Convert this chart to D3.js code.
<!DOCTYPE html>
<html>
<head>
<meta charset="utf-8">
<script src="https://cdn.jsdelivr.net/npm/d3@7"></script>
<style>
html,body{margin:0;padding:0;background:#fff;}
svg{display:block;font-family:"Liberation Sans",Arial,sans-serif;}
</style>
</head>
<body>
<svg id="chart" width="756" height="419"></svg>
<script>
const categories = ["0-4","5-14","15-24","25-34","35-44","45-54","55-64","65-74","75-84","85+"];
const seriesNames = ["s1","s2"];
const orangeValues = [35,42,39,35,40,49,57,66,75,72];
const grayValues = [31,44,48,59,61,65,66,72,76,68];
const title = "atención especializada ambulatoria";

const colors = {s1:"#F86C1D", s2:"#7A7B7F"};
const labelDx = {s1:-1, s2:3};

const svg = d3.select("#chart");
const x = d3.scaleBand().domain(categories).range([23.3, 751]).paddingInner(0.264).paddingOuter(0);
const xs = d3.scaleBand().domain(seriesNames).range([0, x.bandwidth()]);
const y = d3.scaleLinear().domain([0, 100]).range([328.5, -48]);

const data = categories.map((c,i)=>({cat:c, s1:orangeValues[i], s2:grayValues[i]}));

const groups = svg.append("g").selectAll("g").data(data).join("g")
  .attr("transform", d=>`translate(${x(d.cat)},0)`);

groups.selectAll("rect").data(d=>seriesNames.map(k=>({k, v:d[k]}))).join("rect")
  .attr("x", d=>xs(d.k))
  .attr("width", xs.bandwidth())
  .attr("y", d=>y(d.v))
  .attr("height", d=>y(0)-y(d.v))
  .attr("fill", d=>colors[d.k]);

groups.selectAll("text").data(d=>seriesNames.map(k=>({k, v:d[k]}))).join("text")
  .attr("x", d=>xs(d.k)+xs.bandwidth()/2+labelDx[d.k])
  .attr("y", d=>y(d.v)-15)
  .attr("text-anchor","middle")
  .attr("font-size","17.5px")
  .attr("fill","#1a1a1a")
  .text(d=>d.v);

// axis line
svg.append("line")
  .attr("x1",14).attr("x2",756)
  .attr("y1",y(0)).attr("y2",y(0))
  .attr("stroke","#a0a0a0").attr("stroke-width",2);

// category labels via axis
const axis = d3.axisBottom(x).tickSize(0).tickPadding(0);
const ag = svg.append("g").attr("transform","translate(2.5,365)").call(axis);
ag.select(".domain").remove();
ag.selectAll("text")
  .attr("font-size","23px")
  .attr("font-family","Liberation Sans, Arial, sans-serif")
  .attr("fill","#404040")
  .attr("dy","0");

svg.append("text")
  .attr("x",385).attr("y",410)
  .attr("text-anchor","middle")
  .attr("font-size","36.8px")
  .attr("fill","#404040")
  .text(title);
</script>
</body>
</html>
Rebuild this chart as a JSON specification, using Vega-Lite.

= = =

The request: Produce an exact copy of every entry above.

Solution to this task:
Convert this chart to D3.js code.
<!DOCTYPE html>
<html>
<head>
<meta charset="utf-8">
<script src="https://cdn.jsdelivr.net/npm/d3@7"></script>
<style>
html,body{margin:0;padding:0;background:#fff;}
svg{display:block;font-family:"Liberation Sans",Arial,sans-serif;}
</style>
</head>
<body>
<svg id="chart" width="756" height="419"></svg>
<script>
const categories = ["0-4","5-14","15-24","25-34","35-44","45-54","55-64","65-74","75-84","85+"];
const seriesNames = ["s1","s2"];
const orangeValues = [35,42,39,35,40,49,57,66,75,72];
const grayValues = [31,44,48,59,61,65,66,72,76,68];
const title = "atención especializada ambulatoria";

const colors = {s1:"#F86C1D", s2:"#7A7B7F"};
const labelDx = {s1:-1, s2:3};

const svg = d3.select("#chart");
const x = d3.scaleBand().domain(categories).range([23.3, 751]).paddingInner(0.264).paddingOuter(0);
const xs = d3.scaleBand().domain(seriesNames).range([0, x.bandwidth()]);
const y = d3.scaleLinear().domain([0, 100]).range([328.5, -48]);

const data = categories.map((c,i)=>({cat:c, s1:orangeValues[i], s2:grayValues[i]}));

const groups = svg.append("g").selectAll("g").data(data).join("g")
  .attr("transform", d=>`translate(${x(d.cat)},0)`);

groups.selectAll("rect").data(d=>seriesNames.map(k=>({k, v:d[k]}))).join("rect")
  .attr("x", d=>xs(d.k))
  .attr("width", xs.bandwidth())
  .attr("y", d=>y(d.v))
  .attr("height", d=>y(0)-y(d.v))
  .attr("fill", d=>colors[d.k]);

groups.selectAll("text").data(d=>seriesNames.map(k=>({k, v:d[k]}))).join("text")
  .attr("x", d=>xs(d.k)+xs.bandwidth()/2+labelDx[d.k])
  .attr("y", d=>y(d.v)-15)
  .attr("text-anchor","middle")
  .attr("font-size","17.5px")
  .attr("fill","#1a1a1a")
  .text(d=>d.v);

// axis line
svg.append("line")
  .attr("x1",14).attr("x2",756)
  .attr("y1",y(0)).attr("y2",y(0))
  .attr("stroke","#a0a0a0").attr("stroke-width",2);

// category labels via axis
const axis = d3.axisBottom(x).tickSize(0).tickPadding(0);
const ag = svg.append("g").attr("transform","translate(2.5,365)").call(axis);
ag.select(".domain").remove();
ag.selectAll("text")
  .attr("font-size","23px")
  .attr("font-family","Liberation Sans, Arial, sans-serif")
  .attr("fill","#404040")
  .attr("dy","0");

svg.append("text")
  .attr("x",385).attr("y",410)
  .attr("text-anchor","middle")
  .attr("font-size","36.8px")
  .attr("fill","#404040")
  .text(title);
</script>
</body>
</html>
Rebuild this chart as a JSON specification, using Vega-Lite.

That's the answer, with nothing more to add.